By Myrna Velasco
Manila Bulletin 

Top management changes are being firmed up to be enforced by the end of this month at the Meralco PowerGen Corporation (MGen), the power generation arm of Manila Electric Company (Meralco), according to highly placed sources. 

Jaime T. Azurin, president of Global Business Power Corporation, an affiliate company that was acquired by MGen, would take over as President and CEO of the power investment arm of Meralco; while current MGen President Rogelio L. Singson is poised for an assignment at another infrastructure company of the MVP Group. 

The source indicated that the turnover of leadership at MGen is targetted for June 30 this year, but Azurin may start transitioning earlier by mid-June, so he can get his grips on the power firm’s operations before he takes over at the end of the month. 

The prospective leadership changeover at MGen came after Meralco and subsidiary MGen completed the acquisition of the shareholdings of affiliate firm Global Business Power on March 31 this year. 

To partly fund the merger and acquisition (M&A) deal which was valued at P34.466 billion, Meralco executives previously disclosed that P22 billion worth of loans had been secured from two banks – BDO and the Philippine National Ban (PNB). 

As noted, parent firm Meralco tapped P5.0 billion of the required borrowings for the acquisition while MGen secured bigger loan chunk of P17 billion with PNB. 

The PNB loan, in particular, according to Meralco, is “a short term loan maturing in April 2021, but extendible for another 2 months, to be followed by a long term loan cover. 

Following the completion of the GBPC purchase, Meralco President and CEO Ray C. Espinosa emphasized that “the first step is to re-integrate the two companies and come up with one functional organization for our power generation – and that would mean that we will streamline our pipeline of projects, so that it becomes a more coherent and more focused pipeline.” 

Espinosa also previously hinted that there could be changes in management, but he has not specified yet the pace of corporate restructuring that shall be fleshed out in the re-integrated power generation firms. 

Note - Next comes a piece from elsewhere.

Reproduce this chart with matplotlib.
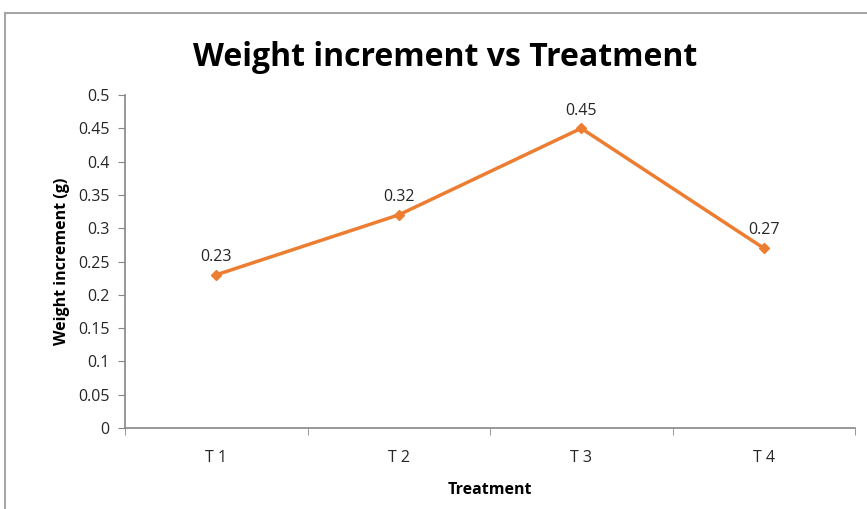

“On both sides, I would say that the pipeline of MGen is actually quite a lot and very interesting as well as those of GBPC. I think we’re happy that we have a much bigger pipeline of projects, particularly focused on renewables,” Espinosa asserted. 

He added “the projects in the pipeline are projects that have been vetted already and will be pursued,” hence, the facet of streamlining, will be “more about hunting for more projects that would have to be sort of synergized between the two companies so we’d have one development outlook.” 

As previously disclosed, the stake acquisition by MGen was carried out through the transfer of the shareholdings of Beacon Powergen Holding Inc. (BEAHI), a wholly-owned subsidiary of Metro Pacific Investments Corporation (MPIC); and that of JG Summit Holdings Inc of the Gokongwei group. 

The purchase price of the transferred BEAHI shareholdings had been pegged at P22,443,400,000.00 – and that accounted for the 56-percent equity of the MPIC subsidiary in GBP. 

For the JG Summit shareholdings, the transaction amounted to P12,023,250,000.00 for the 30-percent ownership of the Gokongwei firm in Global Power. 

“As a result of the transaction, MGEN will own 100-percent of GBP,” its parent-firm Meralco has stipulated in its disclosure to the Philippine Stock Exchange in December last year. 

It was specified that the purchase price “shall be paid in installments based on the following schedule: 60-percent shall be paid on closing; 20-percent will be paid six (6) months after; and the remaining 20-percent will be paid after 18 months.”